La
compañía Ay Teatro rinde en su quinta
producción un hermoso y merecido homenaje a la figura del burro, animal que ha
estado íntimamente unido al ser humano desde la antigüedad pero que no ha sido
considerado como compañero sino como mero instrumento de trabajo. De hecho, en
torno al burro hay en nuestra lengua infinidad de refranes, frases hechas y
canciones populares que conviven con los significados peyorativos que se han ido
adhiriendo, como una segunda piel, a la palabra burro. Y es que si el
asno puede reflejar los puntos débiles del ser humano –la simpleza, lo
instintivo, la estupidez…– también es símbolo de altos valores –la ternura, la
capacidad de sacrificio, la inocencia, la inteligencia…–. La reivindicación de
su figura, por tanto, está más que justificada.
Con
este objetivo, Yayo Cáceres dirige una original pieza magistralmente ensamblada
por el buen hacer del dramaturgo Álvaro Tato, quien despliega sus profundos conocimientos
filológicos para realizar un excelente trabajo de selección y de reelaboración
de textos de diferentes épocas que van completando el armazón argumental: un
burro, ante la inminencia de un incendio que está arrasando el bosque y que
pronto llegará al lugar en el que él permanece atado y olvidado, le relata a su
sombra la historia de su especie.
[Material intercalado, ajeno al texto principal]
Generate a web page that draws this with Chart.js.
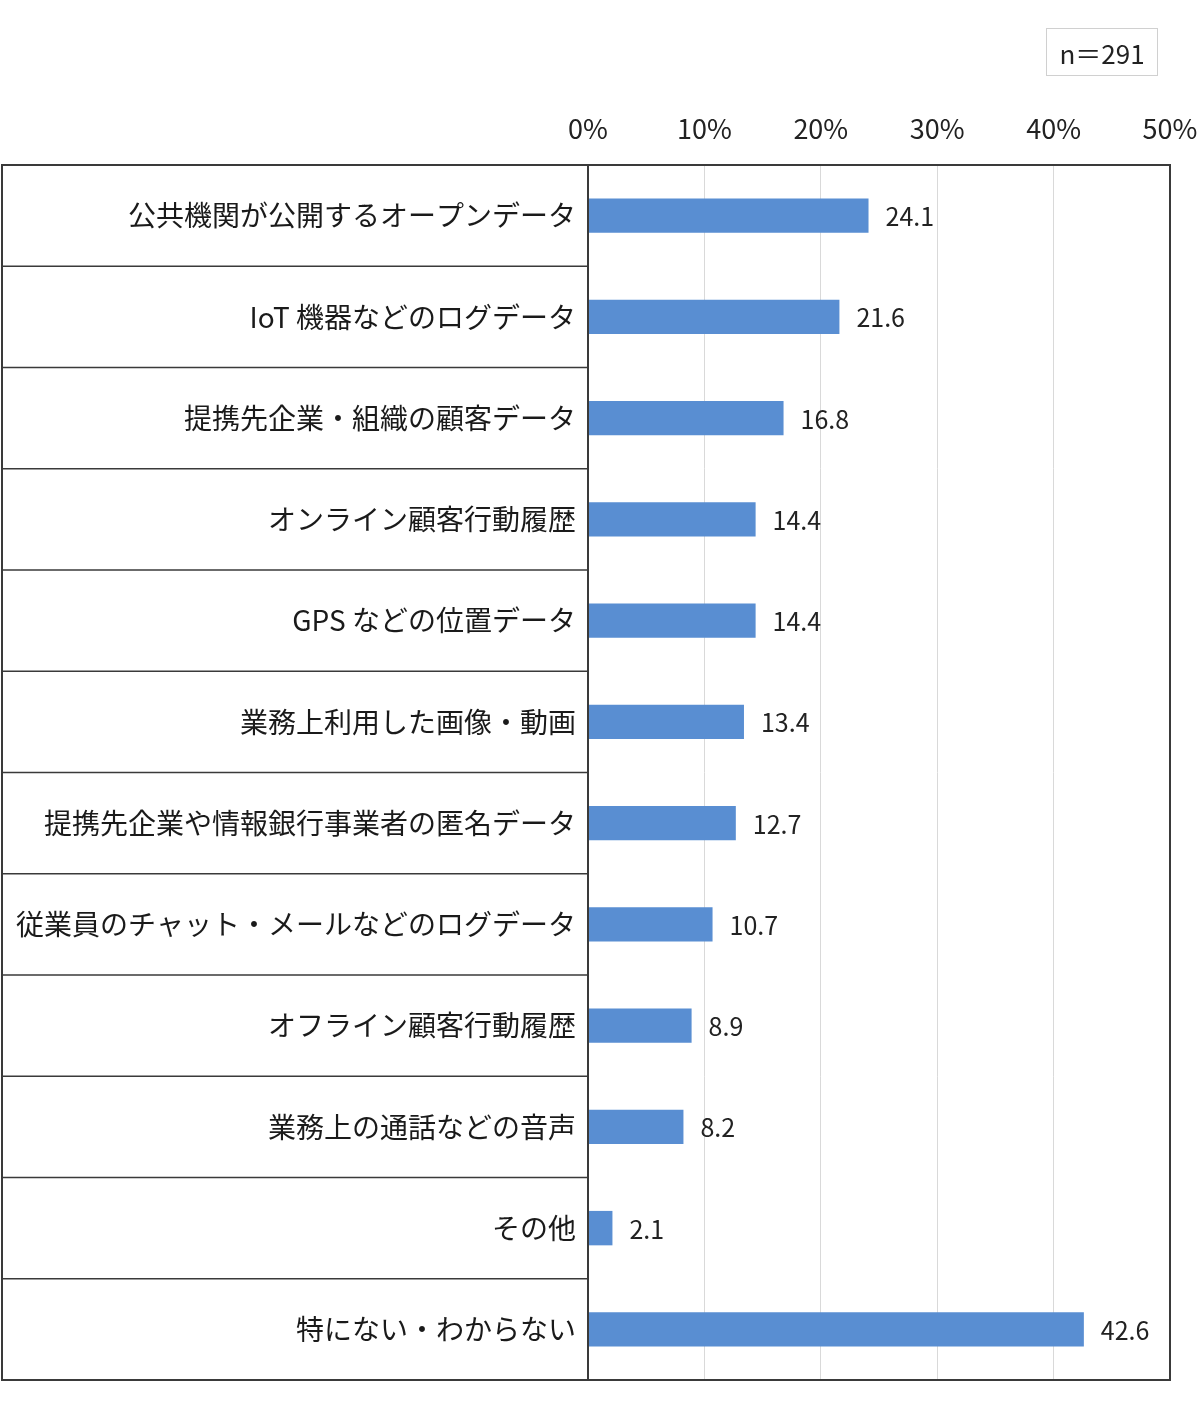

Las escenas del presente, en las que el
protagonista hace referencia al fuego y a su complicada situación, se alternan
con absoluta naturalidad con el relato de fragmentos que conforman un
apasionante viaje por la literatura de todos los tiempos, desde los cuentos
indios del Pachatantra, las fábulas de Esopo y Fedro, El asno de oro de
Apuleyo, la Disputa del asno de fray Anselmo de Turmeda, la Misa del
asno, Don Quijote de la Mancha –inolvidable la conversación entre el
rucio de Sancho y Rocinante–, La Burromaquia, hasta las fábulas de
Iriarte y Samaniego y un largo etcétera. Y con la huella inconfundible de un
bello lenguaje poético y de un amoroso respeto por la literatura que son ya
señas propias de Tato. Ante el miedo, nuestro burro opta por el recuerdo y así
rememora desde el momento en que se conocieron sus padres, burros salvajes,
pasando por las antiguas Roma y Grecia, la Edad Media, el Siglo de Oro, la
Ilustración hasta la época moderna en la que destaca un precioso tributo a Platero
y yo y a su autor, J. R. Jiménez. En esta narración, se alternan momentos
de humor con otros tiernos o dramáticos, sin soslayar la crítica política, que
configuran una tragicomedia poética capaz de pellizcar hasta al espectador más frío.
Carlos
Hipólito deslumbra con su impecable interpretación del pollino. Su voz
delicada, con una prosodia perfecta, se mece en la más absoluta veracidad tanto
en los momentos cómicos como en los más dramáticos. Hipólito rebuzna y sus
manos se convierten en pezuñas con una total naturalidad (alejado del
histrionismo o de la artificiosidad que podría entrañar dar vida a un burro) e,
incluso, canta. Y es que la música en directo no podía faltar en un espectáculo
de Ay Teatro. Hipólito está
acompañado en el escenario por el guitarrista M. Lavandera y por los actores y
músicos Fran García e Iballa Rodríguez, quienes interactúan con él en numerosos
momentos. La escenografía es casi minimalista: un arnés con correa, una
plataforma con rampas y unos fardos de heno que los actores van cambiando de
posición para sugerir diferentes lugares. Sencillez para ponderar la palabra,
para jugar con el poder sugestivo del teatro, para que el espectador no se pierda
con artificios decorativos y ponga todos sus sentidos en esta historia que no
es sino una reflexión de la propia condición humana. Al terminar, con el último
rebuzno del protagonista, es inevitable preguntarse quién es más burro, si el
ser humano o el animal. Juzguen ustedes mismos.